SSRI Side Effects: Harvard Mental Health Letter discusses the real risks of antidepressants
Selective serotonin reuptake inhibitors (SSRIs) are among the most widely prescribed medications, and they are remarkably safe and effective. But no medical treatment is without risk. The May issue of the Harvard Mental Health Letter reviews the potential side effects of these popular antidepressants and puts them into perspective.
Here are some of the side effects the Harvard Mental Health Letter describes:
- Physical symptoms. Some patients taking SSRIs develop insomnia, rashes, headaches, joint and muscle pain, stomach upset, nausea, or diarrhea. These problems are usually temporary, mild, or both.

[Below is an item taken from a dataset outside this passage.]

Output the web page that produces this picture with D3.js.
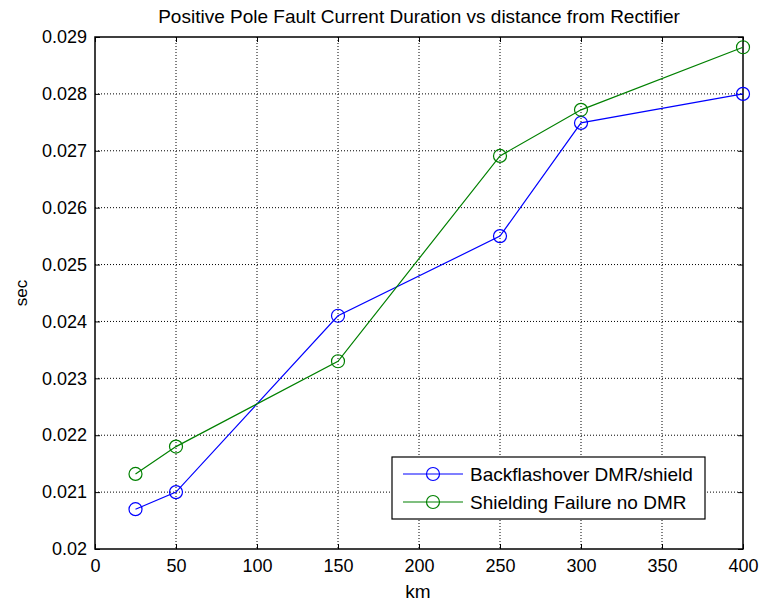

- Bleeding problems. A more serious potential problem is reduced blood clotting capacity that increases risk for stomach or uterine bleeding. If patients use SSRIs and NSAIDs (aspirin, ibuprofen, naproxen, COX-2 inhibitors) at the same time, the risk more than doubles, so these drugs must be combined with care.
- Sexual effects. For many patients, SSRIs diminish sexual interest, desire, performance, satisfaction, or all four. Lowering the dose, switching antidepressants, or, for men, taking a drug like sildenafil (Viagra) can help.
- Suicide. The risk that antidepressants will incite violent or self-destructive actions has become the subject of renewed controversy. One reason for concern is the increasing number of children and adolescents receiving prescriptions for antidepressants. When compared with a placebo, all antidepressants, including SSRIs, seem to double the risk of suicidal thinking, from 1%–2% to 2%–4%, in both children and adults.
Regular follow-up and close monitoring are important. Also, patients should be warned that there is a slight chance they will feel worse for a while, and that they should let their prescribing clinicians know immediately if they begin to feel worse or develop new symptoms, especially after changing the medication or the dose.